**DATASET EXCERPT**
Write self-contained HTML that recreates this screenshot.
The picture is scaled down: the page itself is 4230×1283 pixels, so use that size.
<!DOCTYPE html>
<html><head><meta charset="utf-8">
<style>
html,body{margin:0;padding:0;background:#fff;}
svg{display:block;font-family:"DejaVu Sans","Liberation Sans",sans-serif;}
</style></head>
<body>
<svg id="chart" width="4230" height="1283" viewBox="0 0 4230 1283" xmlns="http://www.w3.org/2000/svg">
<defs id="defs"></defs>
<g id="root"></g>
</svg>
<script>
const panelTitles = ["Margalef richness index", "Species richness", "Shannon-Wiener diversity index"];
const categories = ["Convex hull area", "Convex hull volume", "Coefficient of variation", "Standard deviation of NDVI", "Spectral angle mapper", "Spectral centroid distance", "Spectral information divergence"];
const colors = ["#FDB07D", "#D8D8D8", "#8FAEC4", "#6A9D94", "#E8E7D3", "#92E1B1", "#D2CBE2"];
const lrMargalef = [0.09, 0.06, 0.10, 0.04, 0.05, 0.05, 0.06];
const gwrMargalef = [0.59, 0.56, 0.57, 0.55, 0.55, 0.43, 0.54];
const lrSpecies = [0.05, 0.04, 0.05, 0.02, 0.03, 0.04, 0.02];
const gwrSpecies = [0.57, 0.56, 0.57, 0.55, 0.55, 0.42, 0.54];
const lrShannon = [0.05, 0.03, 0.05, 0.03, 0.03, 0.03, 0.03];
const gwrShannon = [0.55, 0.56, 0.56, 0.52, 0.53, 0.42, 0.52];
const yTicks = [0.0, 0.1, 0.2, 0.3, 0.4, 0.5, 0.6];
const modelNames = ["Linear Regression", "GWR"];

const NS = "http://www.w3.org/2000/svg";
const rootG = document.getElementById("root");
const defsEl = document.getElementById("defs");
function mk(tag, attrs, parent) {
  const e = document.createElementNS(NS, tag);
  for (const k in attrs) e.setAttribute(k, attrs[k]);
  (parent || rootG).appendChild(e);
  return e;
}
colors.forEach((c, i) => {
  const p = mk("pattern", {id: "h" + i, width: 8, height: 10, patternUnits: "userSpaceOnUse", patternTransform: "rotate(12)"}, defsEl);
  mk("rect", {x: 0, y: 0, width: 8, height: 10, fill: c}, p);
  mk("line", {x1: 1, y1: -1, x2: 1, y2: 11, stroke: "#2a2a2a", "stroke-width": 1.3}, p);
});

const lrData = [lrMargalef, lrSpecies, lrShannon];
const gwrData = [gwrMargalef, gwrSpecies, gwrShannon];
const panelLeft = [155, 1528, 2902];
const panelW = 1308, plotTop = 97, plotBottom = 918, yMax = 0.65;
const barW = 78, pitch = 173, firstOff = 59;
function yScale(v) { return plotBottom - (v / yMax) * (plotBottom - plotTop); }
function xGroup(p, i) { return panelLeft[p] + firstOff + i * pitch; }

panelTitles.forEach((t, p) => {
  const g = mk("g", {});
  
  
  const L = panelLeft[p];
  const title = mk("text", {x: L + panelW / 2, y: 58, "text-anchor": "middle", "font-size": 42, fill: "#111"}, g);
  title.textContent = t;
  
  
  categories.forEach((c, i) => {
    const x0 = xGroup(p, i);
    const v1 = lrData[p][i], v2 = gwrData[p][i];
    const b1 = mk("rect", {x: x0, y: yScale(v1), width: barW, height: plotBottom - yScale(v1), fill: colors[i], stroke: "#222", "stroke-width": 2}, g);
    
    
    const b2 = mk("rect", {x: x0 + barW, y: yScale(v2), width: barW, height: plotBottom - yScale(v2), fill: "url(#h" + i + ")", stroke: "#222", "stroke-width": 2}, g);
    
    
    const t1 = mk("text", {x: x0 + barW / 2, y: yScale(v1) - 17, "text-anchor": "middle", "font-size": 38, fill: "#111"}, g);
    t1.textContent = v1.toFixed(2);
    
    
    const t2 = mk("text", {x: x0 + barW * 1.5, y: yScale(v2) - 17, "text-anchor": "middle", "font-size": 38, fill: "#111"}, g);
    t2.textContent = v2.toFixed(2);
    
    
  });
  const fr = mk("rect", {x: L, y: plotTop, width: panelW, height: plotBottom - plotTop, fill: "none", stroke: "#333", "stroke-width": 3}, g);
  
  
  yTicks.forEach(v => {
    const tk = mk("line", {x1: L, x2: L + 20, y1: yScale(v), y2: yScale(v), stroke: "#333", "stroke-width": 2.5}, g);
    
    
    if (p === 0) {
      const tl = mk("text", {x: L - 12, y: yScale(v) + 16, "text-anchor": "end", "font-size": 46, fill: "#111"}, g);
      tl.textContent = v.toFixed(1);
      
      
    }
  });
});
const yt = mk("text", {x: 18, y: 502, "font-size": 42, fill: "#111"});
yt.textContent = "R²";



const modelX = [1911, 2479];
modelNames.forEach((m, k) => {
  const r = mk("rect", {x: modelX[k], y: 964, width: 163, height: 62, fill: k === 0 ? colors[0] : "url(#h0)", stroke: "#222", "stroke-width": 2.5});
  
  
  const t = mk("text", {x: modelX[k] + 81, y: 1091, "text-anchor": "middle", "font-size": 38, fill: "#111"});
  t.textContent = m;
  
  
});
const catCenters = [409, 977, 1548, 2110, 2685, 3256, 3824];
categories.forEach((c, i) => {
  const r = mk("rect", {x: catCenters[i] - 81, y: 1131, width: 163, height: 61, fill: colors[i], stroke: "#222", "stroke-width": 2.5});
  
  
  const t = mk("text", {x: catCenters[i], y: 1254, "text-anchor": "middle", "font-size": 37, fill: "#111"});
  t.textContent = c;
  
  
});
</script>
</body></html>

**EXERCISE DESCRIPTION**
Reproduce all of the data exactly as given.

**RESPONSE**
Write self-contained HTML that recreates this screenshot.
The picture is scaled down: the page itself is 4230×1283 pixels, so use that size.
<!DOCTYPE html>
<html><head><meta charset="utf-8">
<style>
html,body{margin:0;padding:0;background:#fff;}
svg{display:block;font-family:"DejaVu Sans","Liberation Sans",sans-serif;}
</style></head>
<body>
<svg id="chart" width="4230" height="1283" viewBox="0 0 4230 1283" xmlns="http://www.w3.org/2000/svg">
<defs id="defs"></defs>
<g id="root"></g>
</svg>
<script>
const panelTitles = ["Margalef richness index", "Species richness", "Shannon-Wiener diversity index"];
const categories = ["Convex hull area", "Convex hull volume", "Coefficient of variation", "Standard deviation of NDVI", "Spectral angle mapper", "Spectral centroid distance", "Spectral information divergence"];
const colors = ["#FDB07D", "#D8D8D8", "#8FAEC4", "#6A9D94", "#E8E7D3", "#92E1B1", "#D2CBE2"];
const lrMargalef = [0.09, 0.06, 0.10, 0.04, 0.05, 0.05, 0.06];
const gwrMargalef = [0.59, 0.56, 0.57, 0.55, 0.55, 0.43, 0.54];
const lrSpecies = [0.05, 0.04, 0.05, 0.02, 0.03, 0.04, 0.02];
const gwrSpecies = [0.57, 0.56, 0.57, 0.55, 0.55, 0.42, 0.54];
const lrShannon = [0.05, 0.03, 0.05, 0.03, 0.03, 0.03, 0.03];
const gwrShannon = [0.55, 0.56, 0.56, 0.52, 0.53, 0.42, 0.52];
const yTicks = [0.0, 0.1, 0.2, 0.3, 0.4, 0.5, 0.6];
const modelNames = ["Linear Regression", "GWR"];

const NS = "http://www.w3.org/2000/svg";
const rootG = document.getElementById("root");
const defsEl = document.getElementById("defs");
function mk(tag, attrs, parent) {
  const e = document.createElementNS(NS, tag);
  for (const k in attrs) e.setAttribute(k, attrs[k]);
  (parent || rootG).appendChild(e);
  return e;
}
colors.forEach((c, i) => {
  const p = mk("pattern", {id: "h" + i, width: 8, height: 10, patternUnits: "userSpaceOnUse", patternTransform: "rotate(12)"}, defsEl);
  mk("rect", {x: 0, y: 0, width: 8, height: 10, fill: c}, p);
  mk("line", {x1: 1, y1: -1, x2: 1, y2: 11, stroke: "#2a2a2a", "stroke-width": 1.3}, p);
});

const lrData = [lrMargalef, lrSpecies, lrShannon];
const gwrData = [gwrMargalef, gwrSpecies, gwrShannon];
const panelLeft = [155, 1528, 2902];
const panelW = 1308, plotTop = 97, plotBottom = 918, yMax = 0.65;
const barW = 78, pitch = 173, firstOff = 59;
function yScale(v) { return plotBottom - (v / yMax) * (plotBottom - plotTop); }
function xGroup(p, i) { return panelLeft[p] + firstOff + i * pitch; }

panelTitles.forEach((t, p) => {
  const g = mk("g", {});
  
  
  const L = panelLeft[p];
  const title = mk("text", {x: L + panelW / 2, y: 58, "text-anchor": "middle", "font-size": 42, fill: "#111"}, g);
  title.textContent = t;
  
  
  categories.forEach((c, i) => {
    const x0 = xGroup(p, i);
    const v1 = lrData[p][i], v2 = gwrData[p][i];
    const b1 = mk("rect", {x: x0, y: yScale(v1), width: barW, height: plotBottom - yScale(v1), fill: colors[i], stroke: "#222", "stroke-width": 2}, g);
    
    
    const b2 = mk("rect", {x: x0 + barW, y: yScale(v2), width: barW, height: plotBottom - yScale(v2), fill: "url(#h" + i + ")", stroke: "#222", "stroke-width": 2}, g);
    
    
    const t1 = mk("text", {x: x0 + barW / 2, y: yScale(v1) - 17, "text-anchor": "middle", "font-size": 38, fill: "#111"}, g);
    t1.textContent = v1.toFixed(2);
    
    
    const t2 = mk("text", {x: x0 + barW * 1.5, y: yScale(v2) - 17, "text-anchor": "middle", "font-size": 38, fill: "#111"}, g);
    t2.textContent = v2.toFixed(2);
    
    
  });
  const fr = mk("rect", {x: L, y: plotTop, width: panelW, height: plotBottom - plotTop, fill: "none", stroke: "#333", "stroke-width": 3}, g);
  
  
  yTicks.forEach(v => {
    const tk = mk("line", {x1: L, x2: L + 20, y1: yScale(v), y2: yScale(v), stroke: "#333", "stroke-width": 2.5}, g);
    
    
    if (p === 0) {
      const tl = mk("text", {x: L - 12, y: yScale(v) + 16, "text-anchor": "end", "font-size": 46, fill: "#111"}, g);
      tl.textContent = v.toFixed(1);
      
      
    }
  });
});
const yt = mk("text", {x: 18, y: 502, "font-size": 42, fill: "#111"});
yt.textContent = "R²";



const modelX = [1911, 2479];
modelNames.forEach((m, k) => {
  const r = mk("rect", {x: modelX[k], y: 964, width: 163, height: 62, fill: k === 0 ? colors[0] : "url(#h0)", stroke: "#222", "stroke-width": 2.5});
  
  
  const t = mk("text", {x: modelX[k] + 81, y: 1091, "text-anchor": "middle", "font-size": 38, fill: "#111"});
  t.textContent = m;
  
  
});
const catCenters = [409, 977, 1548, 2110, 2685, 3256, 3824];
categories.forEach((c, i) => {
  const r = mk("rect", {x: catCenters[i] - 81, y: 1131, width: 163, height: 61, fill: colors[i], stroke: "#222", "stroke-width": 2.5});
  
  
  const t = mk("text", {x: catCenters[i], y: 1254, "text-anchor": "middle", "font-size": 37, fill: "#111"});
  t.textContent = c;
  
  
});
</script>
</body></html>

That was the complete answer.